DMPs, which allow hunters to harvest antlerless deer, are issued for specific WMUs to control deer populations. In some WMUs, all applicants received permits during the initial application process, and the DMP target has not been reached. In these units, DEC will re-open the DMP application process on a first-come, first-served basis. Hunters may apply for up to two additional DMPs in these WMUs at any DEC license sales outlet beginning Nov. 1.
Leftover DMPs are not available by phone, mail, or internet. Applications must be made at license issuing outlets. Applicants who previously paid the $10 DMP application fee during the initial application period, or are exempt from the application fee, will not be charged for this additional application.
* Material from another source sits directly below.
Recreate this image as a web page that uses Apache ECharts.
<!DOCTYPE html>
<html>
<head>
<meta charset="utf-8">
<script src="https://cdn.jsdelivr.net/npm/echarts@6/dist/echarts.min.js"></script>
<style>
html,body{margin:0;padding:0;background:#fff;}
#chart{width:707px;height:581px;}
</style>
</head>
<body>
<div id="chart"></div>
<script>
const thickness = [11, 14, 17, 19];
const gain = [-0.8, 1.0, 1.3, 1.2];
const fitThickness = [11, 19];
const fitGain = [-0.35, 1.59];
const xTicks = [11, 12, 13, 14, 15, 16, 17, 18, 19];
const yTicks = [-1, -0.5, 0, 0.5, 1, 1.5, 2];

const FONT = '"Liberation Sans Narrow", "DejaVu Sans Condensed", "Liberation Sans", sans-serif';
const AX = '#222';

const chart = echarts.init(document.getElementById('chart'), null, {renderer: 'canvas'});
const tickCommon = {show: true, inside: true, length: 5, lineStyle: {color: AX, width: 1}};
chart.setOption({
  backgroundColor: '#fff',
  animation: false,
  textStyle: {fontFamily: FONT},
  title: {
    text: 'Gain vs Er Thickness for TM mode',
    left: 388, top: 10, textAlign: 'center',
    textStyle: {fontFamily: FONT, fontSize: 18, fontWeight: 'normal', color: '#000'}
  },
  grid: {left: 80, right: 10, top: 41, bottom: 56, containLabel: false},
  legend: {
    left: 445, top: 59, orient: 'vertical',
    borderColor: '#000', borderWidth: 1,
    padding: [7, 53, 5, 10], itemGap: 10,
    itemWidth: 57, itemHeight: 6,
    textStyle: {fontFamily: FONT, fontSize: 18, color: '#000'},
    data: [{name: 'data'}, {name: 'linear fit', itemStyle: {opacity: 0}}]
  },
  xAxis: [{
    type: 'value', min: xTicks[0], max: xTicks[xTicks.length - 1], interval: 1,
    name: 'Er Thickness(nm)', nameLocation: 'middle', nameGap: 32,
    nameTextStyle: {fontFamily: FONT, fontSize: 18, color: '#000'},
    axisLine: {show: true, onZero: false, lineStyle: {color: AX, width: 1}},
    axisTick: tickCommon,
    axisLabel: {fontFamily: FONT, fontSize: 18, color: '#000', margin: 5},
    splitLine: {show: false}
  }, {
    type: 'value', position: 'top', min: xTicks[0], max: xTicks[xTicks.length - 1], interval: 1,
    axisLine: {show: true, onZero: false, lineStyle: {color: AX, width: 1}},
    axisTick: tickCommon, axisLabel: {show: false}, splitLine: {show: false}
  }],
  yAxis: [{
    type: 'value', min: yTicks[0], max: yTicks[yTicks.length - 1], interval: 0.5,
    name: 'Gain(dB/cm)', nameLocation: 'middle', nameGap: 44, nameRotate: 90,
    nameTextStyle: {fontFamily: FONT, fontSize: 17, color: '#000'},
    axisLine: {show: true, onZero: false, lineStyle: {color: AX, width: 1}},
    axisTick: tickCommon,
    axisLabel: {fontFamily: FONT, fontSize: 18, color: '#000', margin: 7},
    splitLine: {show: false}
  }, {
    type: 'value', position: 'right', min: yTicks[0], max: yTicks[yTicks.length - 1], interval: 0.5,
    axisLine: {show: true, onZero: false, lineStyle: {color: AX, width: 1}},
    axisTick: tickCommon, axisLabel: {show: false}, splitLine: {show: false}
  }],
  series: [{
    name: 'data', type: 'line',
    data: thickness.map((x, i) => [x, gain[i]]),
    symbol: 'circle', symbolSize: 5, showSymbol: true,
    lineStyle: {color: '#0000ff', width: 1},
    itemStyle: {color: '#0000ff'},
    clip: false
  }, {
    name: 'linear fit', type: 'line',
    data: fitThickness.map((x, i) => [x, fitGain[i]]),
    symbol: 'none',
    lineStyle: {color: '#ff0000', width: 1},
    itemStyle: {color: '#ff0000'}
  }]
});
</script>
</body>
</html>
Hunters who did not previously apply for a deer management permit are required to pay the $10 application fee.
Applications for leftover DMPs will be accepted for the following WMUs: 1C, 3M, 3R, 3S (bowhunting-only), 4J (bowhunting-only), 6P, 7F, 7H, 7J, 7R, 8A, 8C (bowhunting-only), 8F, 8G, 8H, 8J, 8N, 8R, 9A, 9F, and 9G.
Additionally, Bonus DMPs are available for hunters who successfully take an antlerless deer in WMUs 1C, 3S, 4J, or 8C.
For WMU locations, refer to the 2019-20 Hunting and Trapping Regulations Guide or visit DEC's website.
During this extended application period, DEC will issue DMPs for an individual WMU until the target issuance quota is achieved. The status of permits will be reviewed each night, and as individual units are filled they will be removed from the list of those available effective the following day. A list of units with available leftover DMPs will routinely be updated on DEC's website or via the DMP Hotline at 1-866-472-4332.
In units with leftover DMPs, DEC encourages hunters to prioritize antlerless harvest, choosing to take a doe or two, while letting young bucks go. Hunters can share extra venison with friends and neighbors or donate the meat to needy families through the Venison Donation Coalition.